» EXERCISE REQUIREMENTS
Return only those lines from the line containing "Write a web" to the line containing "const barColor = '#99cc00';", both included, and please omit the pictures.

» PROVIDED INFORMATION
════
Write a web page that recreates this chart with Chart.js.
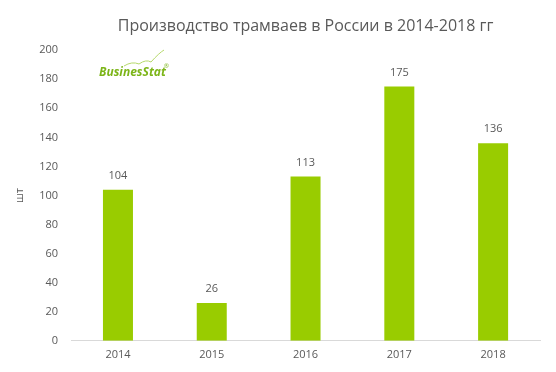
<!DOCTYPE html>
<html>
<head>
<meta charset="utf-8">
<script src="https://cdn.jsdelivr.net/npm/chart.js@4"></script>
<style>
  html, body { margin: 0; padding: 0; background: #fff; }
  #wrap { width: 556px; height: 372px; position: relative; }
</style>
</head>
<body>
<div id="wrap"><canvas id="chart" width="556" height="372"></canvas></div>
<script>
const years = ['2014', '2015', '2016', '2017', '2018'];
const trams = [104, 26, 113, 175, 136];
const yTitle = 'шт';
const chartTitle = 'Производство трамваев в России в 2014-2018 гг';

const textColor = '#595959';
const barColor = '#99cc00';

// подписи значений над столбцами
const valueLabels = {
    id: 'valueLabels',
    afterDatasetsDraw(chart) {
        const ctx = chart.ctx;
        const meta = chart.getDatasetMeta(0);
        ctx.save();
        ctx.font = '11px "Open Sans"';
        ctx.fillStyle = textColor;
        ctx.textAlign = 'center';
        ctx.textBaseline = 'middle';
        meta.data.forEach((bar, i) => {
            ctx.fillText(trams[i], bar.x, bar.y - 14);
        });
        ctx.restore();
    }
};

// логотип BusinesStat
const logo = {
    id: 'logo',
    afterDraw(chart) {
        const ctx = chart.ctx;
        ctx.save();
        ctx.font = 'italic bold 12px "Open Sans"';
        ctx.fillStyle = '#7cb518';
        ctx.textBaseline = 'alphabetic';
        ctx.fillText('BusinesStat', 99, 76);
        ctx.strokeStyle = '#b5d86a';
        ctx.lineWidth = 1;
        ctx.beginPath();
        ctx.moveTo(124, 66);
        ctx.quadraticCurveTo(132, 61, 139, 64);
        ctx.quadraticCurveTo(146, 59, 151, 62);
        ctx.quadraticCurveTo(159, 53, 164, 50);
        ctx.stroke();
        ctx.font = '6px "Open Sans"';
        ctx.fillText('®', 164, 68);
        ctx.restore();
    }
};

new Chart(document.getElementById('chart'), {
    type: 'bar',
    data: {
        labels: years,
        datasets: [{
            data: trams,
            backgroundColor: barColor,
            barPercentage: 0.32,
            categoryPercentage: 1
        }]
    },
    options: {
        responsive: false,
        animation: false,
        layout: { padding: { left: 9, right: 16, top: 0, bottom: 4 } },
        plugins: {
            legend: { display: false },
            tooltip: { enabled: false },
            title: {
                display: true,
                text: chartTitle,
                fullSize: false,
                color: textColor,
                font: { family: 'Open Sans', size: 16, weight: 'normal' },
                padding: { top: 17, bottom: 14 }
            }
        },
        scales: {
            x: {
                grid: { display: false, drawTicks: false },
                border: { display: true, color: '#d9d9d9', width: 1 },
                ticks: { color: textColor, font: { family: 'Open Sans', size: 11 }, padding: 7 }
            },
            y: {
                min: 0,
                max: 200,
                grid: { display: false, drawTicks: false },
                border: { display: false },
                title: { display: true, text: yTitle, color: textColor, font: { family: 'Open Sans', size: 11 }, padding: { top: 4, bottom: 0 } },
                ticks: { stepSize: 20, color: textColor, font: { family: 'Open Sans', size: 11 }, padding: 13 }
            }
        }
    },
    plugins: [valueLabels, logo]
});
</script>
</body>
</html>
════
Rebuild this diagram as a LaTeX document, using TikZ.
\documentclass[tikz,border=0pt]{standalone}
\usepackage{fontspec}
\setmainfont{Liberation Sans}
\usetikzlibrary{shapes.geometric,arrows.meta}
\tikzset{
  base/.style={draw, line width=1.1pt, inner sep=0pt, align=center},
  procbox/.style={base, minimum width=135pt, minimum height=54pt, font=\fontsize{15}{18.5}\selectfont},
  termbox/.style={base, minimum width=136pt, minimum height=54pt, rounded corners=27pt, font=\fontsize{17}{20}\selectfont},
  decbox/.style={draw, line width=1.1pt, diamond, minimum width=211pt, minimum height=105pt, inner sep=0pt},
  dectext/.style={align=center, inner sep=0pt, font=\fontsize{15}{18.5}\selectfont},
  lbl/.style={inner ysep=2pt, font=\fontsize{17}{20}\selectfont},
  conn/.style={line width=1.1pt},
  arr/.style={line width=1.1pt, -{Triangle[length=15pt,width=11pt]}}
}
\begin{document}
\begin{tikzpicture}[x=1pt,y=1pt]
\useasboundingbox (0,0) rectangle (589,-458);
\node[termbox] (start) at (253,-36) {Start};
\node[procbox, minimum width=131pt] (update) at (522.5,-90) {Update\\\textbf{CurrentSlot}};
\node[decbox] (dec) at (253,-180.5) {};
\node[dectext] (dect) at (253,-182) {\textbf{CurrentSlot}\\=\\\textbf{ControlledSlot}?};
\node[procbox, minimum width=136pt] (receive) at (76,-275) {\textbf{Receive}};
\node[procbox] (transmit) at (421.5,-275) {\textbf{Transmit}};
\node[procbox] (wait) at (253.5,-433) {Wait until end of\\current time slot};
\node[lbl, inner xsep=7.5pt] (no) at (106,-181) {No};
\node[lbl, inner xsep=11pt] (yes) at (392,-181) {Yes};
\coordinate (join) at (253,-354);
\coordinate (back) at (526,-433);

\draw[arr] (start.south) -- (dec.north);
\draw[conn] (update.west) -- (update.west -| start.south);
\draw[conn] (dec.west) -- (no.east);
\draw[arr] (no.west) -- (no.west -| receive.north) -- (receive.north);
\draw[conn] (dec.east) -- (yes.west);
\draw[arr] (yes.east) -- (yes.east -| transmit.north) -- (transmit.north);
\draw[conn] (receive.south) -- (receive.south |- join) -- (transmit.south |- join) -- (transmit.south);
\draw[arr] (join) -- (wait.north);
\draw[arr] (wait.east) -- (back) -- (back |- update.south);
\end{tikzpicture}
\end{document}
════
» EXERCISE RESULT
Write a web page that recreates this chart with Chart.js.
<!DOCTYPE html>
<html>
<head>
<meta charset="utf-8">
<script src="https://cdn.jsdelivr.net/npm/chart.js@4"></script>
<style>
  html, body { margin: 0; padding: 0; background: #fff; }
  #wrap { width: 556px; height: 372px; position: relative; }
</style>
</head>
<body>
<div id="wrap"><canvas id="chart" width="556" height="372"></canvas></div>
<script>
const years = ['2014', '2015', '2016', '2017', '2018'];
const trams = [104, 26, 113, 175, 136];
const yTitle = 'шт';
const chartTitle = 'Производство трамваев в России в 2014-2018 гг';

const textColor = '#595959';
const barColor = '#99cc00';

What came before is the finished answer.